On the whole, I think I've been much too governed by that kind of thinking; that my every choice has to be the objective best and absolutely defensible one. Why shouldn't I just be happy and satisfied choosing what I want for myself? Maybe it'll turn out that there was a better, more perfect choice I could have made, but that shouldn't make me any less happy.

Tuesday, September 11, 2012

Day 101: Back to School!

So here we are... everyone else's "last first class" is my "first class" of the year. Creates kind of an odd disconnect, but there you have it.

Today was History of Books and Printing, and while I'm really not a fan of the standing-around-tables-for-two-hours format for a class, I can already tell I'm going to learn a lot from this class! A lot of really interesting and arcane factoids; my favourite flavour! Lets start this school year off with a bang, shall we? Multi-lesson first day post!

But where do we start with the numbering? It's such an arbitrary numbering system to begin with; do I continue and make this lesson 101? Or do I serialize and make it 2.1? Maybe just start straight from 1 all over again? Bah humbug, I hate decisions.

Lesson 101: Italics presuppose eyeglasses.

Kind of an odd, almost throw away line from my professor. Italics were developed by the Venetian printer Aldus Manutius, who was kind of a big deal. While we now use them to bring attention to important segments in a text, they were first used to fit more printed words onto a single page so you could have smaller, more compact volumes. However, since the type is so small, it assumes that anyone with less than stellar eyesight is having it corrected by lenses.

Lesson 102: Books printed as someone raised in a Western context expects them to look are printed in the Venetian style, that is: each page containing one column of full justified text, often filling the page to margins which are slightly larger at the bottom and outside edges

There's a long thread in the history of printing that leads back through a few idealistic revivals and notable presses, and when taken right back, it's those printers in Venice who printed books more or less as we now expect them to look.

I was trying to find a good picture to illustrate what I mean, and I found someone has written a great post about Aldus Manutius and his printing, and rather inexplicably taken a few pictures with one of his books in a bathtub. You can see that here.

Old books are just so cool!

Monday, September 10, 2012

Pre-post Madness

My busy busy summer is coming to a close now, and I'm back in Montreal after spending the last two weeks in Ontario seeing all my wonderful friends and family before I buckle down and get back to class.

This won't be a lesson post, but I figured I'd take the opportunity to explain a little about my summer, and what my posting schedule is likely to look like this year.

You may have noticed this blog, despite my aspirations to keep summer lessons going, has been all quiet over the summer months. While I learned a lot at my practicum, I really had no time to breathe, let alone post. I was working full-time and doing the practicum in the evenings, so my weeks were almost entirely working and sleeping.

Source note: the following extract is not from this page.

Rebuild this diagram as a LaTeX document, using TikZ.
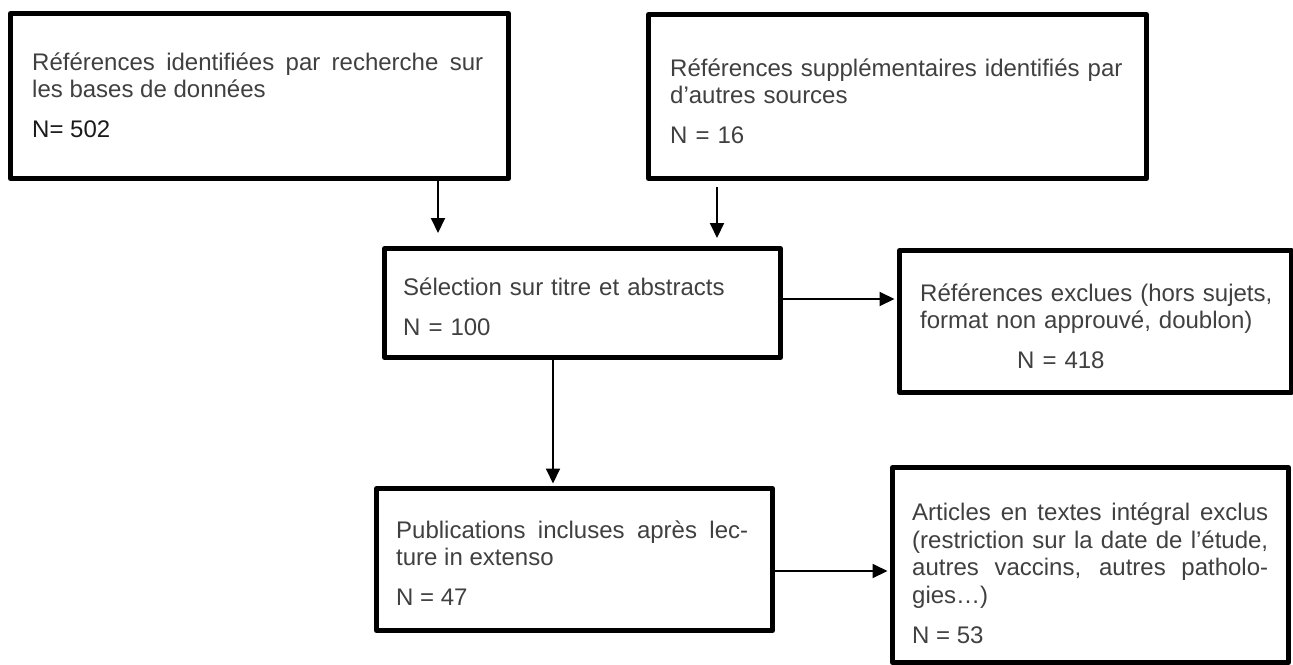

I did get to volunteer for a week at a Venturer Scout event at the beginning of July and take the aforementioned two weeks in Ontario though, so it wasn't all mind killing insanity!

I really should have started posting last week, since that's when classes started, but I have a terrible revelation... I skipped my first week of classes. I can see you now, all shock and awe and horror. I know, isn't it awful? But my sister, the mastermind (?) behind Out of My Ordinary was leaving for Botswana this past Saturday, and I wanted to be sure to see her off. She'll be there for the next 8 or so months watching elephants out her bedroom window I'm sure.

Also, this year I've been blessed with an amazing schedule... I work Tuesdays and Wednesdays 9-1, and only have class Tuesday and Thursday afternoons (well into the evening in the case of Thursday). Which means I get four day weekends! Woo hoo! It also means that in general, I'll be updating this blog on Tuesdays and Thursdays, and maybe the occasional Wednesday if something particularly interesting happens at work.

Hope you all had an enjoyable summer; lets get on with this school year!